Para o jovem músico Diogo Piçarra, é “inacreditável” todos os meios que foram reunidos em tão pouco tempo para tornar este concerto solidário possível. “Em menos de uma semana juntaram os três canais, juntaram todas as rádios, juntaram quase todos os artistas… é realmente de louvar tudo o que está a acontecer. Pessoas que estão aqui de alma e coração sem receber nada”, sublinha o músico que nos conta que o próprio adiou um dos seus espetáculos para poder estar aqui esta noite, na Meo Arena, no concerto Juntos Por Todos.
“Fiquei muito sensibilizado com tudo o que aconteceu desde as imagens que vi na televisão, desde as fotos ou mesmo passando pela zona. Tudo devastado, tudo destruído…”, relembra Piçarra que há pouco tempo tinha atuado perto daquela região do país, em Pampilhosa da Serra.
No fim, diz o jovem músico, o sentimento que fica é de que poderia ser qualquer um, naquele momento, a atravessar a estrada, inclusive ele e a sua banda, a caminho de um dos muitos concertos que costuma ter por aquela zona.

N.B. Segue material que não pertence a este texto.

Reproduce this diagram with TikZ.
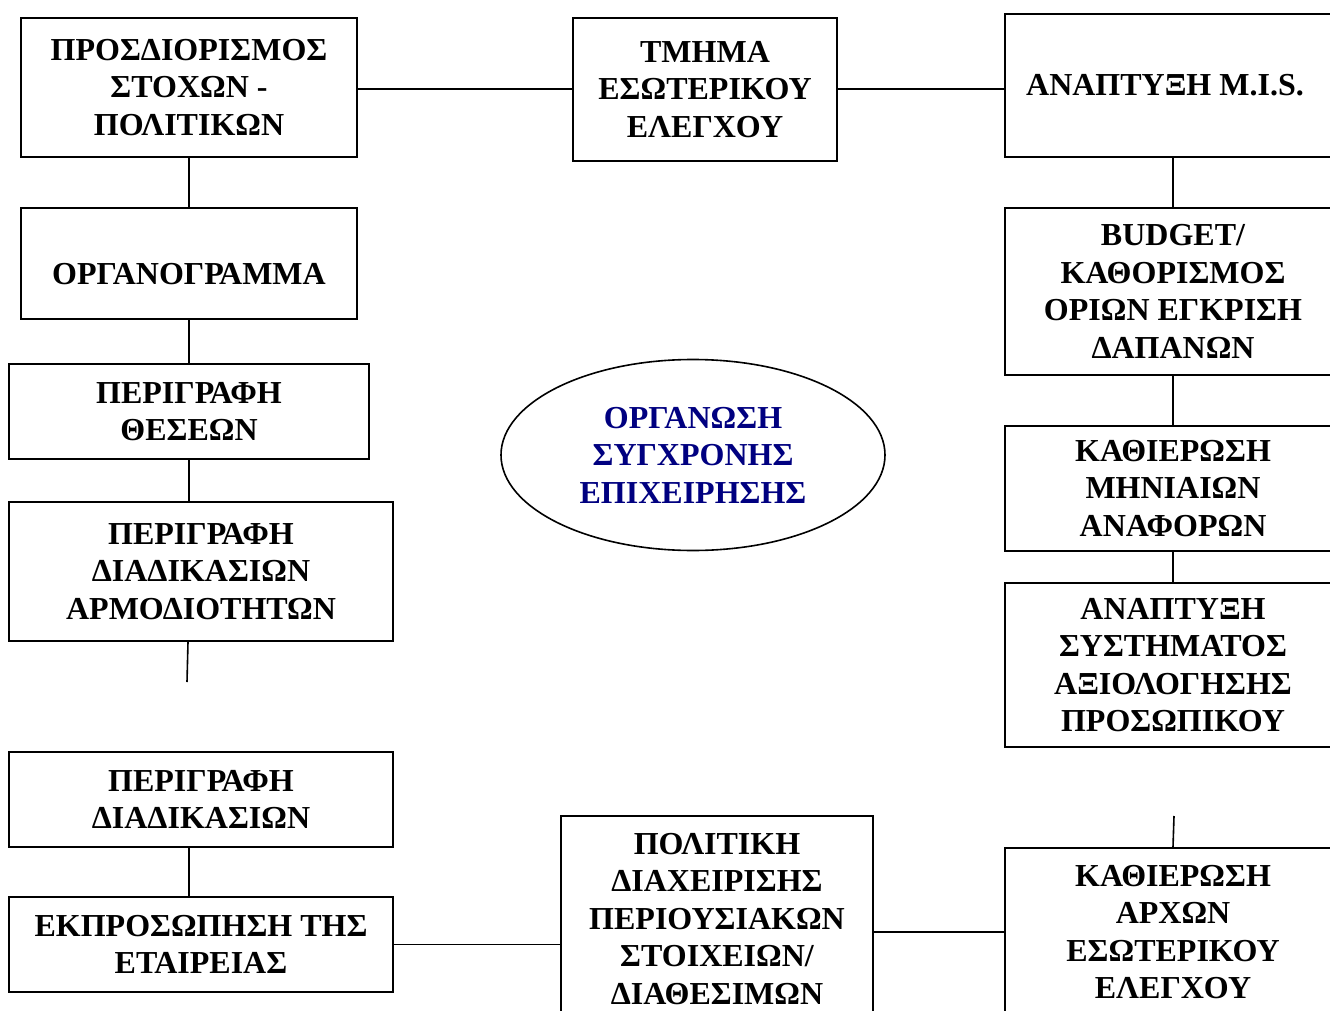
\documentclass[tikz,border=0pt]{standalone}
\usepackage{fontspec}
\setmainfont{Liberation Serif}
\usepackage{tikz}
\usetikzlibrary{shapes.geometric}
\usepackage{xcolor}
\definecolor{hubtext}{RGB}{0, 0, 128}
\newcommand{\boxfont}{\fontsize{32}{37.5}\selectfont\bfseries}

\begin{document}
\begin{tikzpicture}[x=1pt, y=-1pt,
  orgbox/.style={draw, line width=2pt, align=center, inner sep=0pt, font=\boxfont},
  link/.style={line width=1.6pt}]
  \clip (0,0) rectangle (1330,1011);
  \fill[white] (0,0) rectangle (1330,1011);

  % --- Left column ---
  \node[orgbox, minimum width=336pt, minimum height=139pt] (goals) at (189,87.5)
       {ΠΡΟΣΔΙΟΡΙΣΜΟΣ\\ΣΤΟΧΩΝ -\\ΠΟΛΙΤΙΚΩΝ};
  \node[orgbox, minimum width=336pt, minimum height=111pt, text height=41pt, text depth=0pt]
       (orgchart) at (189,263.5) {ΟΡΓΑΝΟΓΡΑΜΜΑ};
  \node[orgbox, minimum width=360pt, minimum height=95pt] (posts) at (189,411.5)
       {ΠΕΡΙΓΡΑΦΗ\\ΘΕΣΕΩΝ};
  \node[orgbox, minimum width=384pt, minimum height=139pt] (duties) at (201,571.5)
       {ΠΕΡΙΓΡΑΦΗ\\ΔΙΑΔΙΚΑΣΙΩΝ\\ΑΡΜΟΔΙΟΤΗΤΩΝ};
  \coordinate (stubL) at (187,682);
  \node[orgbox, minimum width=384pt, minimum height=95pt] (procs) at (201,799.5)
       {ΠΕΡΙΓΡΑΦΗ\\ΔΙΑΔΙΚΑΣΙΩΝ};
  \node[orgbox, minimum width=384pt, minimum height=95pt] (repr) at (201,944.5)
       {ΕΚΠΡΟΣΩΠΗΣΗ ΤΗΣ\\ΕΤΑΙΡΕΙΑΣ};

  % --- Middle ---
  \node[orgbox, minimum width=264pt, minimum height=143pt] (audit) at (705,89.5)
       {ΤΜΗΜΑ\\ΕΣΩΤΕΡΙΚΟΥ\\ΕΛΕΓΧΟΥ};
  \node[ellipse, draw, line width=1.6pt, minimum width=384pt, minimum height=191pt,
        inner sep=0pt, align=center, font=\boxfont, text=hubtext] (hub) at (693,455)
       {ΟΡΓΑΝΩΣΗ\\ΣΥΓΧΡΟΝΗΣ\\ΕΠΙΧΕΙΡΗΣΗΣ};
  \node[orgbox, minimum width=312pt, minimum height=206pt] (assets) at (717,919)
       {ΠΟΛΙΤΙΚΗ\\ΔΙΑΧΕΙΡΙΣΗΣ\\ΠΕΡΙΟΥΣΙΑΚΩΝ\\ΣΤΟΙΧΕΙΩΝ/\\ΔΙΑΘΕΣΙΜΩΝ};

  % --- Right column ---
  \node[orgbox, minimum width=336pt, minimum height=143pt] (mis) at (1173,85.5)
       {ΑΝΑΠΤΥΞΗ M.I.S.\hspace*{16pt}};
  \node[orgbox, minimum width=336pt, minimum height=167pt] (budget) at (1173,291.5)
       {BUDGET/\\ΚΑΘΟΡΙΣΜΟΣ\\ΟΡΙΩΝ ΕΓΚΡΙΣΗ\\ΔΑΠΑΝΩΝ};
  \node[orgbox, minimum width=336pt, minimum height=125pt] (reports) at (1173,488.5)
       {ΚΑΘΙΕΡΩΣΗ\\ΜΗΝΙΑΙΩΝ\\ΑΝΑΦΟΡΩΝ};
  \node[orgbox, minimum width=336pt, minimum height=164pt] (appraisal) at (1173,665)
       {ΑΝΑΠΤΥΞΗ\\ΣΥΣΤΗΜΑΤΟΣ\\ΑΞΙΟΛΟΓΗΣΗΣ\\ΠΡΟΣΩΠΙΚΟΥ};
  \coordinate (stubR) at (1174,816);
  \node[orgbox, minimum width=336pt, minimum height=168pt] (principles) at (1173,932)
       {ΚΑΘΙΕΡΩΣΗ\\ΑΡΧΩΝ\\ΕΣΩΤΕΡΙΚΟΥ\\ΕΛΕΓΧΟΥ};

  % --- Links ---
  \draw[link] (goals) -- (orgchart);
  \draw[link] (orgchart) -- (posts);
  \draw[link] (posts.south) -- (posts.south |- duties.north);
  \draw[link] ([xshift=-13pt]duties.south) -- (stubL);
  \draw[link] ([xshift=-12pt]procs.south) -- ([xshift=-12pt]repr.north);
  \draw[link] (goals.east |- 0,89) -- (audit.west |- 0,89);
  \draw[link] (audit.east |- 0,89) -- (mis.west |- 0,89);
  \draw[link] (mis) -- (budget);
  \draw[link] (budget) -- (reports);
  \draw[link] (reports) -- (appraisal);
  \draw[link] (stubR) -- (principles.north);
  \draw[link] (repr.east) -- (repr.east -| assets.west);
  \draw[link] (principles.west -| assets.east) -- (principles.west);
\end{tikzpicture}
\end{document}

“Podia ter acontecido connosco, com a nossa banda, o fogo podia ter aparecido à nossa frente e nós não podíamos fugir, nem para a frente, nem para trás e foi o que aconteceu a muitas das famílias que não tinham escapatória. Foi só esperar que a morte chegasse e isso sensibilizou-me imenso”, diz-nos o artista.

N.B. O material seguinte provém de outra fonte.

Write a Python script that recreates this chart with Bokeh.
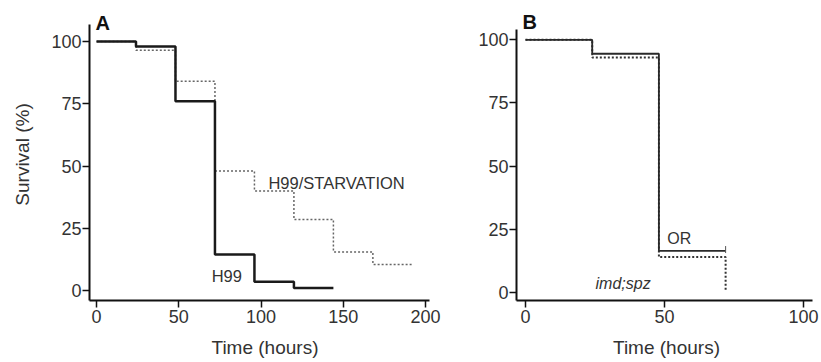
from bokeh.plotting import figure
from bokeh.layouts import row
from bokeh.models import Range1d, Label
from bokeh.embed import file_html
from bokeh.resources import INLINE
import math

# ---- data ----
# Panel A
h99_t = [0, 24, 48, 72, 96, 120, 144]
h99_s = [100, 98, 76, 14.5, 3.5, 1, 1]
starv_t = [0, 24, 48, 72, 96, 120, 144, 168, 192]
starv_s = [100, 96.5, 84, 48, 40, 28.5, 15.5, 10.5, 10.5]
# Panel B
or_t = [0, 24, 48, 72]
or_s = [100, 94.5, 16.5, 16.5]
or_censor_t = [72]
or_censor_s = [17]
imd_t = [0, 24, 48, 72, 72]
imd_s = [100, 93, 14, 14, 0.5]

x_ticks_a = [0, 50, 100, 150, 200]
x_ticks_b = [0, 50, 100]
y_ticks = [0, 25, 50, 75, 100]

FONT = "Liberation Sans"
TXT = "#333333"


def style(p, show_ylabel, xb, yb):
    p.outline_line_color = None
    p.xgrid.visible = False
    p.ygrid.visible = False
    p.xaxis.bounds = xb
    p.yaxis.bounds = yb
    for ax in (p.xaxis[0], p.yaxis[0]):
        ax.axis_line_width = 2
        ax.axis_line_color = "#111111"
        ax.major_tick_line_color = "#111111"
        ax.major_tick_line_width = 1.5
        ax.major_tick_out = 7
        ax.major_tick_in = 0
        ax.minor_tick_line_color = None
        ax.major_label_text_font = FONT
        ax.major_label_text_font_size = "18px"
        ax.major_label_text_color = TXT
        ax.axis_label_text_font = FONT
        ax.axis_label_text_font_size = "19px"
        ax.axis_label_text_font_style = "normal"
        ax.axis_label_text_color = TXT
    p.xaxis.major_label_standoff = 2
    p.xaxis.axis_label_standoff = 11
    p.yaxis.major_label_standoff = 1
    p.yaxis.axis_label_standoff = 15
    p.xaxis.axis_label = "Time (hours)"
    if show_ylabel:
        p.yaxis.axis_label = "Survival (%)"


# ---- Panel A ----
pa = figure(width=445, height=362, output_backend="svg", toolbar_location=None,
            x_range=Range1d(-4.26, 209.1), y_range=Range1d(-4.0, 113.25),
            min_border_left=89, min_border_right=5, min_border_top=8, min_border_bottom=62)
style(pa, True, (-4.26, 202.5), (-4.0, 106.8))
pa.xaxis.ticker = x_ticks_a
pa.yaxis.ticker = y_ticks
pa.step(starv_t, starv_s, mode="after", line_color="#666666", line_width=1.5, line_dash="2 2")
pa.step(h99_t, h99_s, mode="after", line_color="#1a1a1a", line_width=2.5)
pa.add_layout(Label(x=104.5, y=43, text="H99/STARVATION", text_font=FONT, text_font_size="16.5px",
                    text_color=TXT, text_baseline="middle", text_align="left"))
pa.add_layout(Label(x=70, y=6, text="H99", text_font=FONT, text_font_size="16.5px",
                    text_color=TXT, text_baseline="middle", text_align="left"))
pa.add_layout(Label(x=-0.6, y=107.6, text="A", text_font=FONT, text_font_size="20px",
                    text_font_style="bold", text_color="#111111", text_baseline="middle", text_align="left"))

# ---- Panel B ----
pb = figure(width=376, height=362, output_backend="svg", toolbar_location=None,
            x_range=Range1d(-3.24, 104.7), y_range=Range1d(-3.17, 112.4),
            min_border_left=71, min_border_right=5, min_border_top=8, min_border_bottom=62)
style(pb, False, (-3.24, 103.2), (-3.17, 104.1))
pb.xaxis.ticker = x_ticks_b
pb.yaxis.ticker = y_ticks
pb.step(imd_t, imd_s, mode="after", line_color="#333333", line_width=2, line_dash="2 2")
pb.step(or_t, or_s, mode="after", line_color="#2a2a2a", line_width=1.8)
pb.scatter(or_censor_t, or_censor_s, marker="dash", angle=math.pi / 2, size=7,
           line_color="#555555", line_width=1)
pb.add_layout(Label(x=51, y=21.4, text="OR", text_font=FONT, text_font_size="16px",
                    text_color=TXT, text_baseline="middle", text_align="left"))
pb.add_layout(Label(x=25.2, y=3.6, text="imd;spz", text_font=FONT, text_font_size="16px",
                    text_font_style="italic", text_color=TXT, text_baseline="middle", text_align="left"))
pb.add_layout(Label(x=-1.1, y=107.2, text="B", text_font=FONT, text_font_size="20px",
                    text_font_style="bold", text_color="#111111", text_baseline="middle", text_align="left"))

layout = row(pa, pb)
open("out.html", "w").write(file_html(layout, INLINE))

“O nosso país ficou doente e nós deixámos todas as coisas que nos separam e unimo-nos por isto”
“Isto dá-me mesmo um orgulho enorme do meu país”, diz-nos Luísa Sobral, minutos antes de entrar para o ensaio de som. Mas, realça a cantora, é importante não esquecer de quem é grande parte do mérito de tudo isto: das agências que representam os 25 artistas que, esta noite, vão pisar o palco da Meo Arena. “Nós chegamos aqui, aparecemos e fazemos o ensaio de som e o concerto à noite, mas isto tem muito trabalho da agência e de toda a gente que está há uma semana a organizar uma coisa que supostamente demoraria meses a organizar”, salienta a artista.
Luísa Sobral diz que já tinha noção de que o seu país era assim, o que acontece é que “às vezes as pessoas esquecem-se”. “Acho que é um bocadinho como nas famílias, quando alguém fica doente e toda a gente, de repente, se deixa de discussões e se unem. É assim, o nosso país ficou doente e nós deixámos todas as coisas que nos separam e unimo-nos por isto”, diz a cantora ao SAPO24.

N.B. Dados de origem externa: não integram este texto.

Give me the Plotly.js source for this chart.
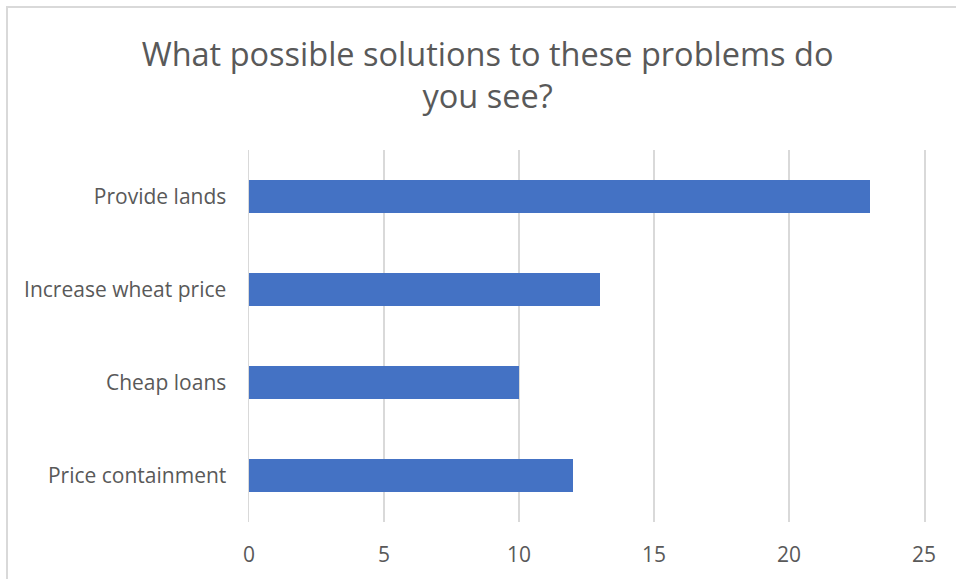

“A música sempre fez a diferença”
Para o seu irmão, Salvador Sobral, que esta noite está a “a amar por todos”, a importância de uma noite como esta é “crucial”. “Se nós podemos dar a nossa voz, literalmente, por esta causa, então temos de o fazer”, conta o músico que venceu a edição deste ano do Festival da Eurovisão. “A música sempre fez a diferença”, mas hoje mais do que nunca. A quem viveu de perto esta tragédia, Salvador pede para ter “muita força”. “Isto tudo passará. Embora não o pareça agora, tudo passa. Um dia tudo isto estará atrás das costas”, remata esperançoso.
O espetáculo "Juntos Por Todos" vai ser transmitido pela RTP, SIC, TVI e por “todas as rádios portuguesas”, sendo a receita entregue à União das Misericórdias Portuguesas.
Os incêndios que deflagraram na região Centro, há mais de uma semana, provocaram 64 mortos e mais de 200 feridos, e só foram dados como extintos no sábado.
Mais de dois mil operacionais estiveram envolvidos no combate às chamas, que consumiram 53 mil hectares de floresta, o equivalente a cerca de 75 mil campos de futebol.
A área destruída por estes incêndios - iniciados em Pedrógão Grande, no distrito de Leira, e em Góis, no distrito de Coimbra - corresponde a praticamente um terço da área ardida em Portugal em 2016, que totalizou 154.944 hectares, segundo o Relatório Anual de Segurança Interna divulgado pelo Governo em março.
O fogo chegou ainda aos distritos de Castelo Branco, através da Sertã, e de Coimbra, pela Pampilhosa da Serra.